Das lässt sich nicht einfach so sagen. Es gibt bloss gewisse Voraussetzungen, die die Bedingungen für die Wasserversorgung beeinflussen. Quellfassungen in den Bergen sind in der Regel weniger belastet mit Pestiziden. Im Mittelland andererseits spielt die Landwirtschaft eine grössere Rolle: Düngemittel oder Jauche. Deswegen wird das Grundwasser dort oft mikrobiologisch aufbereitet, etwa mit einer UV-Anlage oder mit Chlor. Seewasser wie jenes vom Bielersee wird zusätzlich mit verschiedenen Filtern aufbereitet, um es trinkbar zu machen.
Soll ich das Wasser trotz allem lieber in abgepackten Flaschen kaufen statt aus dem Hahn zu trinken?
Das ist Geschmackssache, Wasser aus Flaschen enthält je nach Marke mehr oder weniger Mineralien. Vielleicht schmeckt einem das Hahnenwasser wegen einer Entkalkungsanlage im Haus nicht besonders. Gesünder ist das Wasser aus der Flasche kaum. Nochmals: Hahnenburger kann man zu einem sehr günstigen Preis bedenkenlos trinken.
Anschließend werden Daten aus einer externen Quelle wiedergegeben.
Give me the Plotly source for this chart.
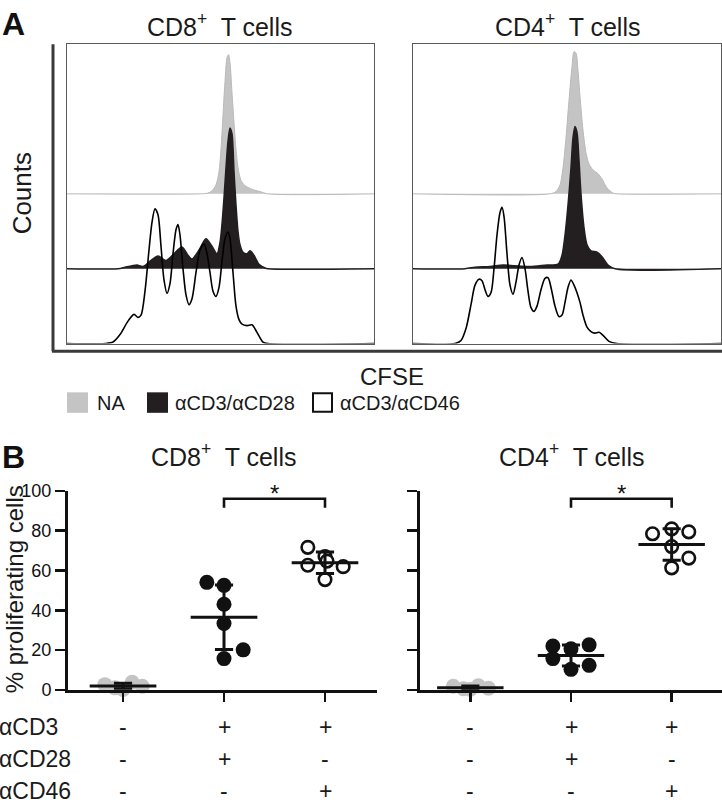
import numpy as np
import plotly.graph_objects as go

W, H = 722, 811

# ---------------- Panel A: CFSE histograms (offset overlays) ----------------
# CFSE intensity (a.u.) and relative counts; each condition is offset by 1 unit
cd8_na_x = [0, 133, 141, 145, 149, 152, 154, 156, 158, 160, 161.5, 163, 165, 167, 169, 171, 174, 178, 185, 193, 201, 307]
cd8_na_y = [0, 0, 0.01, 0.04, 0.12, 0.3, 0.6, 1.05, 1.5, 1.82, 1.86, 1.75, 1.35, 0.95, 0.6, 0.35, 0.18, 0.11, 0.06, 0.03, 0, 0]

cd8_cd28_x = [0, 51, 58, 65, 70, 76, 83, 91, 99, 107, 115, 121, 125, 132, 139, 145, 150, 153, 155, 157, 159, 161, 163, 165, 167, 169, 171, 173, 176, 180, 183, 187, 192, 198, 201, 307]
cd8_cd28_y = [0, 0, 0.02, 0.04, 0.05, 0.03, 0.1, 0.17, 0.11, 0.2, 0.29, 0.18, 0.13, 0.25, 0.4, 0.3, 0.2, 0.35, 0.6, 0.95, 1.35, 1.7, 1.88, 1.8, 1.3, 0.85, 0.5, 0.32, 0.22, 0.2, 0.24, 0.18, 0.06, 0.01, 0, 0]

cd8_cd46_x = [0, 38, 46, 53, 61, 67, 71, 74, 78, 82, 85, 88, 91, 94, 97, 100, 103, 106, 109, 111, 113, 116, 119, 122, 125, 129, 133, 137, 140, 143, 146, 149, 152, 155, 158, 161, 163, 166, 169, 172, 175, 180, 185, 190, 196, 201, 307]
cd8_cd46_y = [0, 0, 0.02, 0.12, 0.3, 0.39, 0.35, 0.38, 0.7, 1.25, 1.62, 1.8, 1.72, 1.3, 0.85, 0.67, 0.8, 1.2, 1.52, 1.59, 1.45, 1.0, 0.65, 0.52, 0.6, 0.95, 1.25, 1.33, 1.2, 0.95, 0.7, 0.63, 0.75, 1.1, 1.4, 1.49, 1.4, 0.95, 0.5, 0.32, 0.26, 0.24, 0.25, 0.15, 0.02, 0, 0]

cd4_na_x = [0, 137, 143, 147, 150, 153, 156, 159, 161, 163, 165, 167, 170, 173, 176, 180, 185, 189, 194, 200, 204, 308]
cd4_na_y = [0, 0, 0.03, 0.12, 0.35, 0.75, 1.25, 1.7, 1.9, 1.88, 1.65, 1.3, 0.85, 0.55, 0.4, 0.32, 0.27, 0.2, 0.08, 0.01, 0, 0]

cd4_cd28_x = [0, 52, 62, 77, 90, 102, 117, 134, 145, 149, 152, 155, 158, 160, 162, 164, 166, 168, 171, 174, 178, 184, 189, 195, 202, 308]
cd4_cd28_y = [0, 0, 0.02, 0.03, 0.05, 0.04, 0.03, 0.05, 0.06, 0.18, 0.45, 0.85, 1.35, 1.75, 1.9, 1.82, 1.45, 1.0, 0.55, 0.32, 0.24, 0.22, 0.16, 0.05, 0, 0]

cd4_cd46_x = [0, 42, 48, 53, 58, 62, 66, 69, 72, 75, 78, 81, 84, 87, 89, 91, 94, 97, 100, 103, 106, 109, 112, 115, 118, 121, 124, 128, 132, 135, 138, 142, 146, 149, 152, 155, 158, 161, 164, 167, 170, 174, 178, 182, 186, 190, 196, 204, 308]
cd4_cd46_y = [0, 0, 0.04, 0.2, 0.52, 0.78, 0.86, 0.84, 0.72, 0.63, 0.68, 1.0, 1.45, 1.75, 1.82, 1.7, 1.2, 0.78, 0.66, 0.82, 1.05, 1.15, 1.0, 0.7, 0.48, 0.43, 0.5, 0.72, 0.87, 0.88, 0.75, 0.5, 0.36, 0.38, 0.55, 0.75, 0.85, 0.78, 0.68, 0.55, 0.38, 0.22, 0.16, 0.14, 0.15, 0.11, 0.03, 0, 0]

hist_conditions = ["NA", "αCD3/αCD28", "αCD3/αCD46"]
hist_offsets = [2, 1, 0]

# ---------------- Panel B: % proliferating cells ----------------
groups = ["NA", "αCD3/αCD28", "αCD3/αCD46"]
cd8_na = [2.6, 1.0, 0.2, 3.8, 1.8]
cd8_na_jit = [-0.18, -0.08, 0.0, 0.09, 0.19]
cd8_cd28 = [54.0, 52.5, 43.0, 33.3, 20.1, 15.7]
cd8_cd28_jit = [-0.17, 0.0, 0.0, 0.0, 0.19, 0.0]
cd8_cd46 = [71.6, 67.0, 62.6, 64.7, 61.9, 55.4]
cd8_cd46_jit = [-0.17, 0.0, -0.17, 0.02, 0.18, 0.0]

cd4_na = [1.8, 0.5, 0.3, 2.0, 0.8]
cd4_na_jit = [-0.17, -0.07, 0.0, 0.08, 0.18]
cd4_cd28 = [22.0, 15.7, 20.6, 10.3, 22.6, 12.3]
cd4_cd28_jit = [-0.18, -0.18, 0.0, 0.0, 0.18, 0.18]
cd4_cd46 = [78.4, 80.9, 79.4, 72.0, 66.2, 61.3]
cd4_cd46_jit = [-0.19, 0.0, 0.17, 0.0, 0.17, 0.0]

y_ticks = [0, 20, 40, 60, 80, 100]
row_labels = ["αCD3", "αCD28", "αCD46"]
row_signs = [["-", "+", "+"], ["-", "+", "-"], ["-", "-", "+"]]

FONT = "Liberation Sans, Arial, Helvetica, sans-serif"
GRAY = "#c4c4c4"
BLACK = "#231f20"


def fx(p):
    return p / W


def fy(p):
    return 1 - p / H


fig = go.Figure()

# ---- histograms ----
hist_sets = [
    ("x", "y", [(cd8_na_x, cd8_na_y), (cd8_cd28_x, cd8_cd28_y), (cd8_cd46_x, cd8_cd46_y)]),
    ("x2", "y2", [(cd4_na_x, cd4_na_y), (cd4_cd28_x, cd4_cd28_y), (cd4_cd46_x, cd4_cd46_y)]),
]
for xa, ya, sets in hist_sets:
    for i, (hx, hy) in enumerate(sets):
        base = hist_offsets[i]
        yy = [base + v for v in hy]
        if i == 0:
            fig.add_trace(go.Scatter(x=hx, y=yy, xaxis=xa, yaxis=ya, mode="lines",
                                     line=dict(color="#b9b9b9", width=1, shape="spline", smoothing=0.8),
                                     fill="toself", fillcolor=GRAY, showlegend=False, hoverinfo="skip"))
        elif i == 1:
            fig.add_trace(go.Scatter(x=hx, y=yy, xaxis=xa, yaxis=ya, mode="lines",
                                     line=dict(color=BLACK, width=1.5, shape="spline", smoothing=0.8),
                                     fill="toself", fillcolor=BLACK, showlegend=False, hoverinfo="skip"))
        else:
            fig.add_trace(go.Scatter(x=hx, y=yy, xaxis=xa, yaxis=ya, mode="lines",
                                     line=dict(color="#000000", width=1.6, shape="spline", smoothing=0.8),
                                     showlegend=False, hoverinfo="skip"))

# ---- dot plots ----
dot_sets = [
    ("x3", "y3", [(cd8_na, cd8_na_jit), (cd8_cd28, cd8_cd28_jit), (cd8_cd46, cd8_cd46_jit)]),
    ("x4", "y4", [(cd4_na, cd4_na_jit), (cd4_cd28, cd4_cd28_jit), (cd4_cd46, cd4_cd46_jit)]),
]
for xa, ya, sets in dot_sets:
    for gi, (vals, jit) in enumerate(sets):
        xs = [gi + j for j in jit]
        if gi == 0:
            mk = dict(size=15, color=GRAY, line=dict(width=0))
        elif gi == 1:
            mk = dict(size=15, color="#111111", line=dict(width=0))
        else:
            mk = dict(size=12.5, color="white", line=dict(width=2.6, color="#111111"))
        fig.add_trace(go.Scatter(x=xs, y=vals, xaxis=xa, yaxis=ya, mode="markers", marker=mk,
                                 cliponaxis=False, showlegend=False, hoverinfo="skip"))
    for gi, (vals, jit) in enumerate(sets):
        m = float(np.mean(vals))
        s = float(np.std(vals, ddof=1))
        lx = [gi - 0.33, gi + 0.33, None, gi, gi, None, gi - 0.09, gi + 0.09, None, gi - 0.09, gi + 0.09]
        ly = [m, m, None, m - s, m + s, None, m + s, m + s, None, m - s, m - s]
        fig.add_trace(go.Scatter(x=lx, y=ly, xaxis=xa, yaxis=ya, mode="lines",
                                 line=dict(color="#111111", width=3), cliponaxis=False,
                                 showlegend=False, hoverinfo="skip"))
    # significance bracket
    fig.add_trace(go.Scatter(x=[1, 1, 2, 2], y=[91.5, 96, 96, 91.5], xaxis=xa, yaxis=ya, mode="lines",
                             line=dict(color="#111111", width=2.6), cliponaxis=False,
                             showlegend=False, hoverinfo="skip"))

# ---- layout ----
hist_ax = dict(range=[0, 307], showticklabels=False, ticks="", showgrid=False, zeroline=False,
               showline=True, mirror=True, linecolor="#5a5a5a", linewidth=1, fixedrange=True)
hist_ay = dict(range=[0, 4], showticklabels=False, ticks="", showgrid=False, zeroline=False,
               showline=True, mirror=True, linecolor="#5a5a5a", linewidth=1, fixedrange=True,
               domain=[fy(342), fy(35)])
dot_ax = dict(tickvals=[0, 1, 2], showticklabels=False, ticks="outside", ticklen=9, tickwidth=2.6,
              tickcolor="#111111", showline=True, linecolor="#111111", linewidth=3,
              showgrid=False, zeroline=False, fixedrange=True)
dot_ay = dict(range=[0, 100], tickvals=y_ticks, ticks="outside", ticklen=10, tickwidth=2.6,
              tickcolor="#111111", showline=True, linecolor="#111111", linewidth=3,
              showgrid=False, zeroline=False, domain=[fy(697), fy(493)], fixedrange=True,
              tickfont=dict(size=18, color="#111111", family=FONT))

fig.update_layout(
    width=W, height=H, margin=dict(l=0, r=0, t=0, b=0),
    paper_bgcolor="white", plot_bgcolor="rgba(0,0,0,0)", showlegend=False,
    font=dict(family=FONT, color="#1a1a1a"),
    xaxis=dict(hist_ax, domain=[fx(67), fx(374)], anchor="y"),
    yaxis=dict(hist_ay, anchor="x"),
    xaxis2=dict(hist_ax, domain=[fx(413), fx(721)], anchor="y2", range=[0, 308]),
    yaxis2=dict(hist_ay, anchor="x2"),
    xaxis3=dict(dot_ax, domain=[fx(68), fx(377)], range=[-0.545, 2.515], anchor="y3"),
    yaxis3=dict(dot_ay, anchor="x3", showticklabels=True),
    xaxis4=dict(dot_ax, domain=[fx(420), 1.0], range=[-0.5, 2.5], anchor="y4"),
    yaxis4=dict(dot_ay, anchor="x4", showticklabels=False),
)

shapes = []
# outer L-shaped axis of panel A
shapes.append(dict(type="line", xref="paper", yref="paper", x0=fx(53), x1=fx(53), y0=fy(35), y1=fy(350),
                   line=dict(color="#3a3a3a", width=3)))
shapes.append(dict(type="line", xref="paper", yref="paper", x0=fx(52), x1=1.0, y0=fy(350), y1=fy(350),
                   line=dict(color="#3a3a3a", width=3)))
# legend swatches
shapes.append(dict(type="rect", xref="paper", yref="paper", x0=fx(67), x1=fx(88), y0=fy(413), y1=fy(392),
                   fillcolor=GRAY, line=dict(width=0)))
shapes.append(dict(type="rect", xref="paper", yref="paper", x0=fx(147), x1=fx(168), y0=fy(413), y1=fy(392),
                   fillcolor=BLACK, line=dict(width=0)))
shapes.append(dict(type="rect", xref="paper", yref="paper", x0=fx(313), x1=fx(332), y0=fy(412), y1=fy(393),
                   fillcolor="white", line=dict(color="#111111", width=2)))
fig.update_layout(shapes=shapes)

ann = []


def text(x, y, s, size, **kw):
    d = dict(x=fx(x), y=fy(y), xref="paper", yref="paper", text=s, showarrow=False,
             font=dict(size=size, family=FONT, color=kw.pop("color", "#1a1a1a")),
             xanchor=kw.pop("xanchor", "center"), yanchor=kw.pop("yanchor", "middle"))
    d.update(kw)
    ann.append(d)


text(13, 14, "<b>A</b>", 32, color="#111111")
text(13, 458, "<b>B</b>", 32, color="#111111")
text(220, 15, "CD8<sup>+</sup>\u00a0 T cells", 25)
text(567, 15, "CD4<sup>+</sup>\u00a0 T cells", 25)
text(224, 456, "CD8<sup>+</sup>\u00a0 T cells", 25)
text(571, 456, "CD4<sup>+</sup>\u00a0 T cells", 25)
text(22, 188, "Counts", 26, textangle=-90)
text(392, 376, "CFSE", 24)
text(95, 403, hist_conditions[0], 20, xanchor="left")
text(173, 403, hist_conditions[1], 20, xanchor="left")
text(338, 403, hist_conditions[2], 20, xanchor="left")
text(14, 594, "% proliferating cells", 24, textangle=-90)

row_y = [735, 768, 801]
for r in range(3):
    text(-3, row_y[r], row_labels[r], 23, xanchor="left")
    for xa in ["x3", "x4"]:
        for c in range(3):
            ann.append(dict(x=c, y=fy(row_y[r]), xref=xa, yref="paper", text=row_signs[r][c],
                            showarrow=False, font=dict(size=23, family=FONT, color="#1a1a1a"),
                            xanchor="center", yanchor="middle"))

for xa, ya in [("x3", "y3"), ("x4", "y4")]:
    ann.append(dict(x=1.5, y=98.5, xref=xa, yref=ya, text="*", showarrow=False,
                    font=dict(size=24, family=FONT, color="#111111"), xanchor="center", yanchor="middle"))

fig.update_layout(annotations=ann)

fig.write_html("out.html", config={"displayModeBar": False, "staticPlot": True},
               post_script="document.body.style.margin='0';document.body.style.overflow='hidden';")
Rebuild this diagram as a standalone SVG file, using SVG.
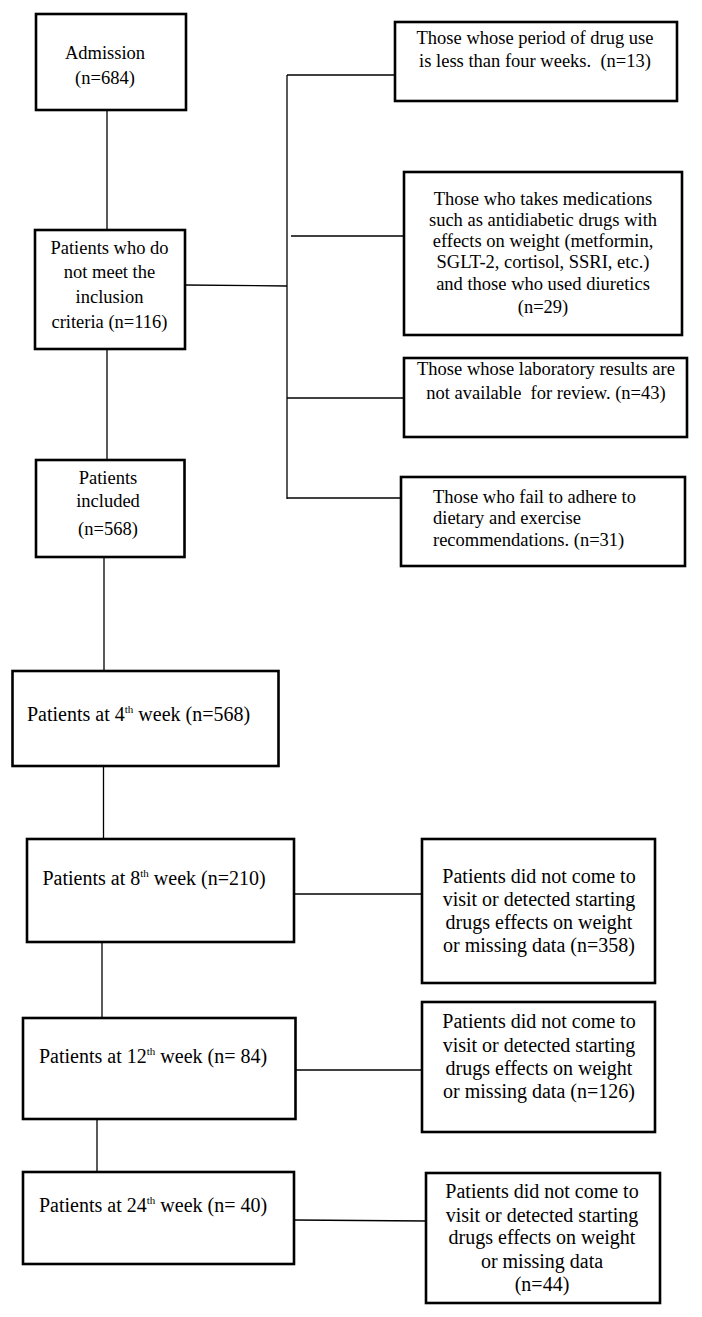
<svg xmlns="http://www.w3.org/2000/svg" width="702" height="1317" viewBox="0 0 702 1317">
<style>
.box{fill:#fff;stroke:#000;stroke-width:2.6}
.conn{stroke:#000;stroke-width:1.3;fill:none}
text{font-family:"Liberation Serif","Times New Roman",serif;fill:#000}
.t{font-size:18.5px}
.w{font-size:20px}
.c{text-anchor:middle}
.sup{font-size:11px}
</style>
<rect width="702" height="1317" fill="#fff"/>
<g id="connectors">
<line class="conn" x1="107" y1="110" x2="107" y2="230"/>
<line class="conn" x1="107" y1="349" x2="107" y2="460"/>
<line class="conn" x1="104" y1="557" x2="104" y2="671"/>
<line class="conn" x1="103.5" y1="766" x2="103.5" y2="839"/>
<line class="conn" x1="102" y1="942" x2="102" y2="1018"/>
<line class="conn" x1="97" y1="1119" x2="97" y2="1172"/>
<line class="conn" x1="185" y1="285" x2="287" y2="286"/>
<line class="conn" x1="287" y1="75" x2="287" y2="499"/>
<line class="conn" x1="287" y1="75" x2="395" y2="75"/>
<line class="conn" x1="291" y1="236" x2="404" y2="236"/>
<line class="conn" x1="287" y1="398" x2="404" y2="398"/>
<line class="conn" x1="287" y1="498" x2="401" y2="498"/>
<line class="conn" x1="294" y1="894" x2="422" y2="894"/>
<line class="conn" x1="295.5" y1="1070" x2="422" y2="1070"/>
<line class="conn" x1="294" y1="1220" x2="426" y2="1221"/>
</g>
<g id="admission">
<rect class="box" x="36" y="14" width="150" height="96"/>
<text class="t c" x="105" y="59">Admission</text>
<text class="t c" x="105" y="84">(n=684)</text>
</g>
<g id="not-meet">
<rect class="box" x="35" y="230" width="150" height="119"/>
<text class="t c" x="109.5" y="254">Patients who do</text>
<text class="t c" x="109.5" y="278">not meet the</text>
<text class="t c" x="109.5" y="303">inclusion</text>
<text class="t c" x="109.5" y="328">criteria (n=116)</text>
</g>
<g id="excl-period">
<rect class="box" x="395" y="22" width="282" height="79"/>
<text class="t c" x="535" y="44">Those whose period of drug use</text>
<text class="t c" x="535" y="67">is less than four weeks.&#160; (n=13)</text>
</g>
<g id="excl-meds">
<rect class="box" x="404" y="172" width="278" height="163"/>
<text class="t c" x="543" y="205">Those who takes medications</text>
<text class="t c" x="543" y="226">such as antidiabetic drugs with</text>
<text class="t c" x="543" y="247">effects on weight (metformin,</text>
<text class="t c" x="543" y="268">SGLT-2, cortisol, SSRI, etc.)</text>
<text class="t c" x="543" y="290">and those who used diuretics</text>
<text class="t c" x="543" y="313">(n=29)</text>
</g>
<g id="excl-lab">
<rect class="box" x="404" y="358" width="283" height="79"/>
<text class="t c" x="546" y="375">Those whose laboratory results are</text>
<text class="t c" x="546" y="399">not available&#160; for review. (n=43)</text>
</g>
<g id="excl-diet">
<rect class="box" x="401" y="477" width="284" height="89"/>
<text class="t" x="433" y="503">Those who fail to adhere to</text>
<text class="t" x="433" y="524">dietary and exercise</text>
<text class="t" x="433" y="546">recommendations. (n=31)</text>
</g>
<g id="included">
<rect class="box" x="36" y="460" width="148.5" height="97"/>
<text class="t c" x="108" y="484">Patients</text>
<text class="t c" x="108" y="507">included</text>
<text class="t c" x="108" y="535">(n=568)</text>
</g>
<g id="week4">
<rect class="box" x="12.5" y="671" width="266" height="95"/>
<text class="w" x="27" y="721">Patients at 4<tspan class="sup" dy="-8">th</tspan><tspan dy="8"> week (n=568)</tspan></text>
</g>
<g id="week8">
<rect class="box" x="27" y="839" width="267" height="103"/>
<text class="w" x="42.5" y="885">Patients at 8<tspan class="sup" dy="-8">th</tspan><tspan dy="8"> week (n=210)</tspan></text>
</g>
<g id="lost8">
<rect class="box" x="422" y="839" width="233" height="144"/>
<text class="w c" x="539" y="883">Patients did not come to</text>
<text class="w c" x="539" y="906">visit or detected starting</text>
<text class="w c" x="539" y="929">drugs effects on weight</text>
<text class="w c" x="539" y="952">or missing data (n=358)</text>
</g>
<g id="week12">
<rect class="box" x="23" y="1018" width="272.5" height="101"/>
<text class="w" x="39" y="1063">Patients at 12<tspan class="sup" dy="-8">th</tspan><tspan dy="8"> week (n= 84)</tspan></text>
</g>
<g id="lost12">
<rect class="box" x="422" y="1002" width="233" height="130"/>
<text class="w c" x="539" y="1028">Patients did not come to</text>
<text class="w c" x="539" y="1052">visit or detected starting</text>
<text class="w c" x="539" y="1075">drugs effects on weight</text>
<text class="w c" x="539" y="1098">or missing data (n=126)</text>
</g>
<g id="week24">
<rect class="box" x="23" y="1172" width="271" height="92"/>
<text class="w" x="39" y="1212">Patients at 24<tspan class="sup" dy="-8">th</tspan><tspan dy="8"> week (n= 40)</tspan></text>
</g>
<g id="lost24">
<rect class="box" x="426" y="1173" width="234" height="130"/>
<text class="w c" x="542" y="1198">Patients did not come to</text>
<text class="w c" x="542" y="1222">visit or detected starting</text>
<text class="w c" x="542" y="1244">drugs effects on weight</text>
<text class="w c" x="542" y="1268">or missing data</text>
<text class="w c" x="542" y="1291">(n=44)</text>
</g>
</svg>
Sie selbst trinken ebenfalls Hahnenburger?
Natürlich!
Wo kann ich nachschauen, wie gut die Trinkwasserqualität in meiner eigenen Gemeinde ist?
Die Versorger sind verpflichtet, die Abnehmer transparent zu informieren. So wurde es im Lebensmittelgesetz festgelegt. Publiziert werden die Daten im Amtsblatt oder im Internet. Dort finden sich zugleich jene Parameter, die unter anderem benötigt werden, um den Härtegrad der Waschmaschine richtig einzustellen.
Zusammenfassend erklärt: Alles super mit unserem Wasser?
Trinkwasser ist das wichtigste Lebensmittel, das uns zur Verfügung steht. Und es ist jenes, das am häufigsten kontrolliert wird. Von den rund 10000 Lebensmittelproben, die wir im Kantonalen Laboratorium pro Jahr untersuchen, entfallen 4000 aufs Wasser. Das Trinkwasser im Kanton Bern ist von guter Qualität. Seien wir uns dessen bewusst und tragen wir dazu Sorge, damit es auch so bleibt.